Reynolds’ personal narratives, his relationships with his mother and sister, his “curse,” his habits, form the walls of his prison, and part of his strength. That his narrative is tenuous, the way all narrative is, susceptible to puncture by a well-handled blade, makes the grace of Alma’s insertion all the more tender.

Punch Drunk Love
[Paul Thomas Anderson]’s first three movies use human connection in different and powerful ways, thinking in particular about the many and diverse connections we each cultivate. This film seems to be a departure from that as it illustrates the value of breaking connections and a focus on one connection in particular. This film also introduces the Particular Man character who will become the centerpiece in his next four films. Adam Sandler, sweet, sad Adam Sandler, as Barry Egan is no Daniel Plainview or Lancaster Dodd, but he is the keenly observed and eccentric focus of this film. While the first three films smash together and tear apart characters, this one steps back and lets them do what they need to do.

There Will Be Blood
Tom Cruise’s maniacal libertine Frank Mackey in Magnolia is deeply self-conscious and madly driven. Drive, a theme we also see flashes of in Mark Wahlberg’s Dirk Diggler in Boogie Nights, is embodied with frightening and mesmeric power in Daniel Day-Lewis’ Daniel Plainview. I don’t want to call it ambition because ambition has a goal, has an end, even if it is intangible or self-designed to be out of reach. Daniel Plainview is not ambitious, he is driven, propelled forward by something inside that won’t let him rest until he’s beaten everyone who’s ever challenged him (figuratively, emotionally, and, in some cases, literally).

There is a way of looking at this movie that has his drive destroying his life, tearing apart his relationships and leaving the man who has everything drunk and twitching with violence in the gutter of his own bowling alley. But I don’t think it’s that simple. Daniel Plainview gets exactly what he wanted. His drive is for power over his environment. He wants power over the earth and he gets it. He wants power over the people around him, over their roles in his life and over their lives themselves and he gets it. And when he has these things he’s finished.

The Master
In that so many of Anderson’s early films are about connections between people The Master explores power and control as a meaningful part of the process of creating connection. For damaged people, for those of us looking for meaning beyond what we can see ourselves, reading and responding to power is a really important part of placing ourselves in the world. Freddie is so compelling because we watch him see this, reject it, see it again, loose track of himself, and finally find some peace within his own chaos. We see Master oscillate though a similar maelstrom but with subtlety and control, the moment when you see his white knuckles gives tremendous gravity to the gaiety in his tranquil moments of power.

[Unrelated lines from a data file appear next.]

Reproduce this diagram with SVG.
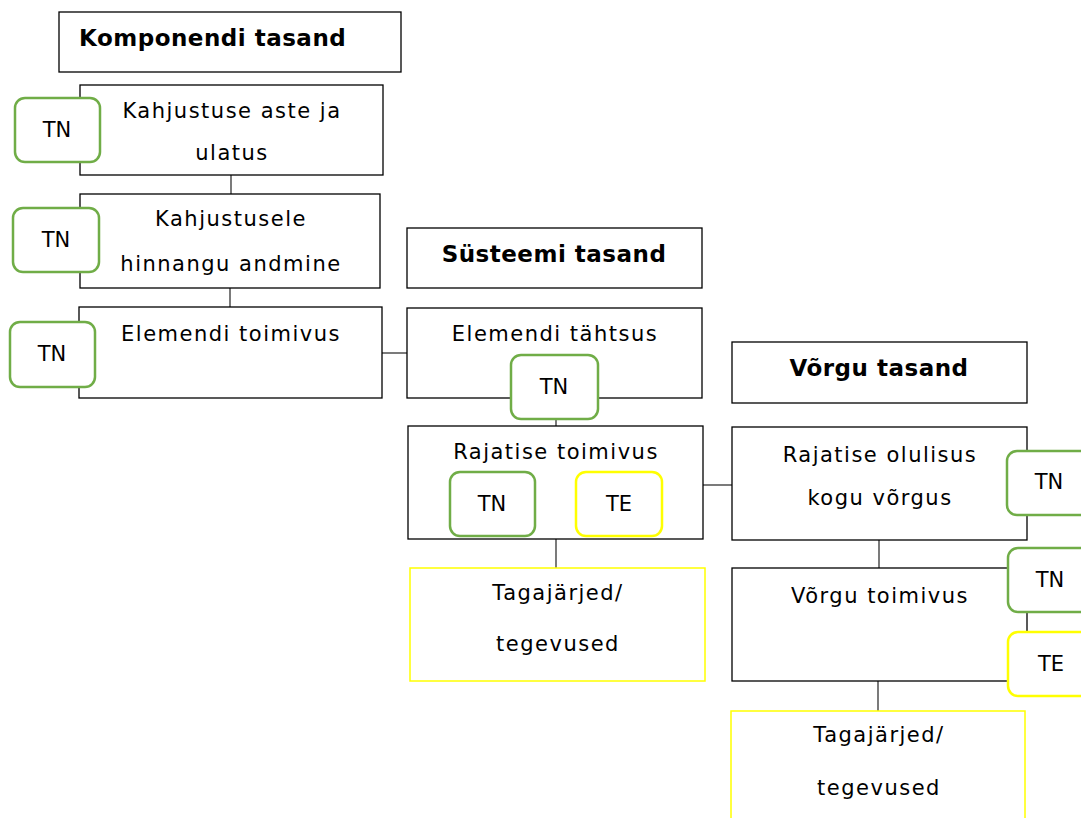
<svg xmlns="http://www.w3.org/2000/svg" width="1081" height="818" viewBox="0 0 1081 818">
<style>
.box{fill:#fff;stroke:#000;stroke-width:1.3}
.ybox{fill:#fff;stroke:#ffff00;stroke-width:1.5}
.gb{fill:#fff;stroke:#70ad47;stroke-width:2.5}
.yb{fill:#fff;stroke:#ffff00;stroke-width:2.5}
.t{font-family:"DejaVu Sans",Verdana,sans-serif;font-size:21px;letter-spacing:1.5px;fill:#000;text-anchor:middle}
.k{font-family:"DejaVu Sans",Verdana,sans-serif;font-size:21px;fill:#000;text-anchor:middle}
.b{font-family:"DejaVu Sans",Verdana,sans-serif;font-size:23px;font-weight:bold;letter-spacing:0.5px;fill:#000}
.c{stroke:#333;stroke-width:1.3;fill:none}
</style>
<rect width="1081" height="818" fill="#fff"/>
<g id="connectors">
<line class="c" x1="231" y1="175" x2="231" y2="194"/>
<line class="c" x1="230" y1="288" x2="230" y2="307"/>
<line class="c" x1="382" y1="353" x2="407" y2="353"/>
<line class="c" x1="556" y1="419" x2="556" y2="426"/>
<line class="c" x1="556" y1="539" x2="556" y2="568"/>
<line class="c" x1="703" y1="485" x2="732" y2="485"/>
<line class="c" x1="879" y1="540" x2="879" y2="568"/>
<line class="c" x1="878" y1="681" x2="878" y2="711"/>
</g>
<g id="komponendi-tasand">
<rect class="box" x="59" y="12" width="342" height="60"/>
<text class="b" x="79" y="46">Komponendi tasand</text>
</g>
<g id="kahjustuse-aste">
<rect class="box" x="80" y="85" width="303" height="90"/>
<text class="t" x="232" y="118">Kahjustuse aste ja</text>
<text class="t" x="232" y="160">ulatus</text>
</g>
<g id="tn1">
<rect class="gb" x="15" y="98" width="85" height="64" rx="10"/>
<text class="k" x="57" y="137">TN</text>
</g>
<g id="kahjustusele">
<rect class="box" x="80" y="194" width="300" height="94"/>
<text class="t" x="231" y="226">Kahjustusele</text>
<text class="t" x="231" y="271">hinnangu andmine</text>
</g>
<g id="tn2">
<rect class="gb" x="13" y="208" width="86" height="64" rx="10"/>
<text class="k" x="56" y="247">TN</text>
</g>
<g id="elemendi-toimivus">
<rect class="box" x="79" y="307" width="303" height="91"/>
<text class="t" x="231" y="341">Elemendi toimivus</text>
</g>
<g id="tn3">
<rect class="gb" x="10" y="322" width="85" height="65" rx="10"/>
<text class="k" x="52" y="361">TN</text>
</g>
<g id="systeemi-tasand">
<rect class="box" x="407" y="228" width="295" height="60"/>
<text class="b" x="554" y="262" text-anchor="middle">Süsteemi tasand</text>
</g>
<g id="elemendi-tahtsus">
<rect class="box" x="407" y="308" width="295" height="90"/>
<text class="t" x="555" y="341">Elemendi tähtsus</text>
</g>
<g id="tn4">
<rect class="gb" x="511" y="355" width="87" height="64" rx="10"/>
<text class="k" x="554" y="394">TN</text>
</g>
<g id="rajatise-toimivus">
<rect class="box" x="408" y="426" width="295" height="113"/>
<text class="t" x="556" y="459">Rajatise toimivus</text>
</g>
<g id="tn5">
<rect class="gb" x="450" y="472" width="85" height="64" rx="10"/>
<text class="k" x="492" y="511">TN</text>
</g>
<g id="te1">
<rect class="yb" x="576" y="472" width="86" height="64" rx="10"/>
<text class="k" x="619" y="511">TE</text>
</g>
<g id="tagajarjed1">
<rect class="ybox" x="410" y="568" width="295" height="113"/>
<text class="t" x="558" y="600">Tagajärjed/</text>
<text class="t" x="558" y="651">tegevused</text>
</g>
<g id="vorgu-tasand">
<rect class="box" x="732" y="342" width="295" height="61"/>
<text class="b" x="879" y="376" text-anchor="middle">Võrgu tasand</text>
</g>
<g id="rajatise-olulisus">
<rect class="box" x="732" y="427" width="295" height="113"/>
<text class="t" x="880" y="462">Rajatise olulisus</text>
<text class="t" x="880" y="505">kogu võrgus</text>
</g>
<g id="tn6">
<rect class="gb" x="1007" y="451" width="90" height="64" rx="10"/>
<text class="k" x="1049" y="489">TN</text>
</g>
<g id="vorgu-toimivus">
<rect class="box" x="732" y="568" width="295" height="113"/>
<text class="t" x="880" y="603">Võrgu toimivus</text>
</g>
<g id="tn7">
<rect class="gb" x="1008" y="548" width="90" height="64" rx="10"/>
<text class="k" x="1050" y="587">TN</text>
</g>
<g id="te2">
<rect class="yb" x="1008" y="632" width="90" height="64" rx="10"/>
<text class="k" x="1051" y="671">TE</text>
</g>
<g id="tagajarjed2">
<rect class="ybox" x="731" y="711" width="294" height="120"/>
<text class="t" x="879" y="742">Tagajärjed/</text>
<text class="t" x="879" y="795">tegevused</text>
</g>
</svg>
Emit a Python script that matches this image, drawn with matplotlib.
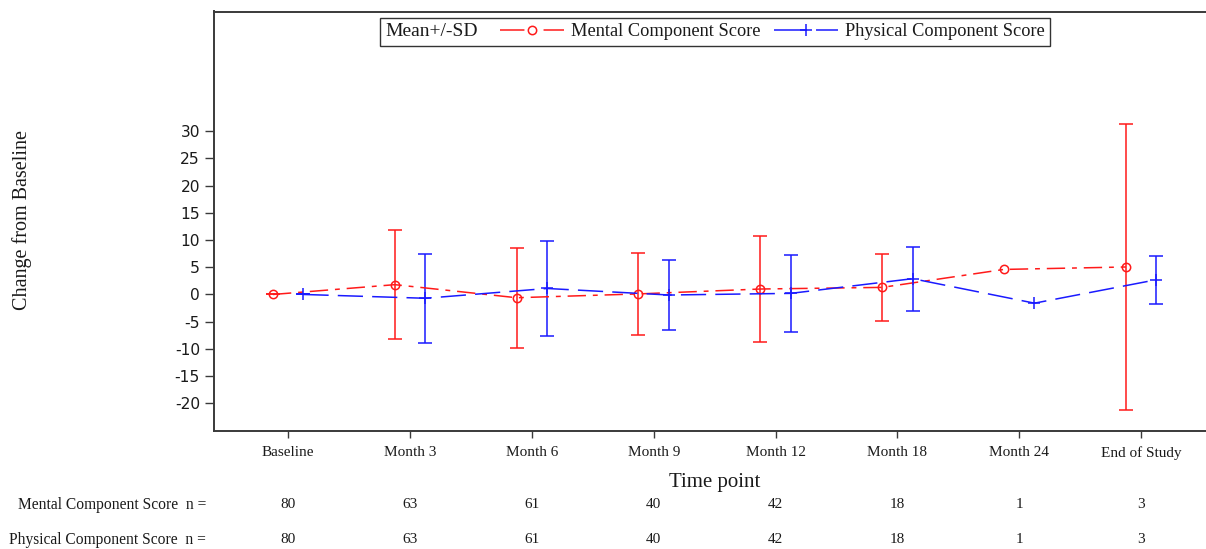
import numpy as np
import matplotlib
matplotlib.use("Agg")
import matplotlib.pyplot as plt
from matplotlib.lines import Line2D
from matplotlib.offsetbox import HPacker
from matplotlib.transforms import blended_transform_factory

# ---- data ---------------------------------------------------------------
categories = ['Baseline', 'Month 3', 'Month 6', 'Month 9', 'Month 12',
              'Month 18', 'Month 24', 'End of Study']
mcs_mean = [0.0, 1.8, -0.6, 0.1, 1.0, 1.3, 4.6, 5.05]
mcs_sd = [0.0, 10.0, 9.2, 7.6, 9.7, 6.1, np.nan, 26.2]
pcs_mean = [0.0, -0.7, 1.1, -0.1, 0.2, 2.9, -1.6, 2.7]
pcs_sd = [0.0, 8.2, 8.7, 6.4, 7.1, 5.9, np.nan, 4.4]
mcs_n = [80, 63, 61, 40, 42, 18, 1, 3]
pcs_n = [80, 63, 61, 40, 42, 18, 1, 3]
yticks = [-20, -15, -10, -5, 0, 5, 10, 15, 20, 25, 30]

# ---- styling ------------------------------------------------------------
SERIF = ['Liberation Serif', 'DejaVu Serif']
SANS = ['DejaVu Sans']
RED = '#ff1a1a'
BLUE = '#1a1aff'
TXT = '#1a1a1a'
AXC = '#3a3a3a'
LW = 1.1
W, H = 1206, 549

fig = plt.figure(figsize=(W / 100, H / 100), dpi=100)
ax_l, ax_r, ax_t, ax_b = 214, 1206, 11.5, 430.5
ax = fig.add_axes([ax_l / W, 1 - ax_b / H, (ax_r - ax_l) / W, (ax_b - ax_t) / H])

x = np.arange(len(categories))
off = 0.125

ax.errorbar(x - off, mcs_mean, yerr=mcs_sd, fmt='none', ecolor=RED,
            elinewidth=LW, capsize=4.7, capthick=LW, zorder=2)
ax.errorbar(x + off, pcs_mean, yerr=pcs_sd, fmt='none', ecolor=BLUE,
            elinewidth=LW, capsize=4.7, capthick=LW, zorder=2)
ax.plot(x - off, mcs_mean, color=RED, lw=LW, dashes=(12, 4.5, 3.2, 4.5),
        marker='o', ms=6, mfc='none', mec=RED, mew=LW, zorder=3)
ax.plot(x + off, pcs_mean, color=BLUE, lw=LW, dashes=(16.5, 6),
        marker='+', ms=8, mec=BLUE, mew=LW, zorder=3)

ax.set_xlim(-0.609, 7.533)
ax.set_ylim(-25, 52)
ax.set_xticks(x)
ax.set_xticklabels(categories, family=SERIF, fontsize=11, color=TXT)
ax.set_yticks(yticks)
ax.set_yticklabels([str(v) for v in yticks], family=SANS, fontsize=11.2, color=TXT)
ax.tick_params(axis='y', length=6.5, width=1.0, color=AXC, pad=3.5)
ax.tick_params(axis='x', length=5, width=1.0, color=AXC, pad=6.5)

ax.spines['right'].set_visible(False)
for s in ('left', 'top', 'bottom'):
    ax.spines[s].set_color(AXC)
    ax.spines[s].set_linewidth(1.4)

# axis titles
fig.text(22 / W, 1 - 220 / H, 'Change from Baseline', rotation=90,
         ha='center', va='center', family=SERIF, fontsize=14.5, color=TXT)
fig.text(715 / W, 1 - 482.5 / H, 'Time point', ha='center', va='center',
         family=SERIF, fontsize=15, color=TXT)

# subject counts under the axis
row_tr = blended_transform_factory(ax.transData, fig.transFigure)
for label, counts, ypix in (('Mental Component Score  n =', mcs_n, 505),
                            ('Physical Component Score  n =', pcs_n, 539.5)):
    fig.text(206 / W, 1 - ypix / H, label, ha='right', va='center',
             family=SERIF, fontsize=11.2, color=TXT)
    for xi, n in zip(x, counts):
        ax.text(xi, 1 - ypix / H, str(n), transform=row_tr, ha='center',
                va='center', family=SERIF, fontsize=11, color=TXT)

# legend keys: line broken around the symbol
h_mcs = Line2D([], [], color=RED, lw=LW, dashes=(16, 12.5, 16),
               marker='o', ms=6, mfc='none', mec=RED, mew=LW)
h_pcs = Line2D([], [], color=BLUE, lw=LW, dashes=(21, 6.5, 17),
               marker='+', ms=8, mec=BLUE, mew=LW)

# legend with the title placed to the left of the entries
leg = ax.legend([h_mcs, h_pcs],
                ['Mental Component Score', 'Physical Component Score'],
                loc='upper center', bbox_to_anchor=(715 / W, 1 - 18 / H),
                bbox_transform=fig.transFigure, ncol=2,
                prop={'family': SERIF, 'size': 13.2},
                title='Mean+/-SD',
                title_fontproperties={'family': SERIF, 'size': 14},
                frameon=True, fancybox=False, shadow=False, borderaxespad=0,
                borderpad=0.3, handlelength=3.5, handletextpad=0.4,
                columnspacing=0.7, framealpha=1)
leg.get_frame().set_edgecolor('#333333')
leg.get_frame().set_linewidth(1.0)
for t in leg.get_texts():
    t.set_color(TXT)
leg.get_title().set_color(TXT)
fs = leg._fontsize
box = HPacker(pad=leg.borderpad * fs, sep=16, align='center',
              children=[leg._legend_title_box, leg._legend_handle_box])
box.set_figure(fig)
box.axes = ax
leg._legend_box = box
box.set_offset(leg._findoffset)

fig.savefig('out.png', dpi=100)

There is something beyond power and control that defines Lancaster Dodd, and that is laziness. Dodd wants to be Master without doing to work necessary to master anything. When he finally gets around to writing Book Two, he can’t even be bothered to maintain continuity. When Laura Dern (god bless her) gestures at his intellectual laziness all he can do it get loud, a transparent tactic of many lazy men. Freddie, on the other hand, is seen as a lazy drunk. He has anarchy in him and does not contribute in any conventional way, but this is far from lazy. He is proactive in his protection of Master. He is proactive in his inebriant chemistry. He is wild in his motion but he is always moving. The narrative of his laziness comes from his inability to live within cultural norms. He can’t achieve the goals expected of him and it is seen as a failure of character, the fault of a lazy man. While Dodd also lives outside those same norms he responds to them and uses their language. By writing books and collecting acolytes his story is that of a diligent and elevated contributor. Even those that see him as a charlatan engage with him as a rational peer because that is how he presents. This is while Freddie is either ignored or gawked at as an animal in Master’s control.

Inherent Vice
There aren’t a lot of movies about people who love their jobs, but it seems to be something that Anderson is interested in. As far as I can tell there are two main career-related narratives that exist in culture. One, follow your dreams and the money will come, which is manifested both positively and negatively across cultural narratives. Two, you are not your job, the idea that an individual works in order to support the human, non-work part of their life, that work is subsidiary to life. Both of these have truth in them, but Anderson seems to present a third way, a way that is closer to my personal experience of the relationship between work life and everything else. I love my job and I think that’s partly, like Bigfoot, because I’m good at it and partly, like Doc, because the end result of the work makes me feel good.

Phantom Thread
This is a film about courage and caution and the frameworks we create in our lives to make it possible to be courageous on whatever scale it is that we work in. Anderson has clearly constructed for himself a milieu, a career, in which he has the courage to make such a strange and particular film. But he does so not without caution. We are cautioned in the previews and in the opening passages of the film itself that what is to come is not like other films.

The common narrative around courage is that it is something we have in our hearts, a bright internal light, maybe, that reminds us of our own resilience. Courage is organic within us, something we access with varying degrees of success throughout our lives, a resource to be tapped. What exists in Phantom Thread seems to be a different narrative about how courage exists in the world. Courage here is something you build for yourself. Courage is the collection of behaviors and objects we each amass that support us in the quest for the life that we want. Courage here is also mixed up deeply with caution. Being cautious in this world seems to be an important and highly valued tool in building courage. … Courage is not something that festers within us, waiting for an opportunity to break free. Courage is not dormant. Courage must be built, it must be acquired, both over time and in a moment of need. Caution helps build courage in that it guides us to the rituals, the ideas and the physical totems that empower us to be brave.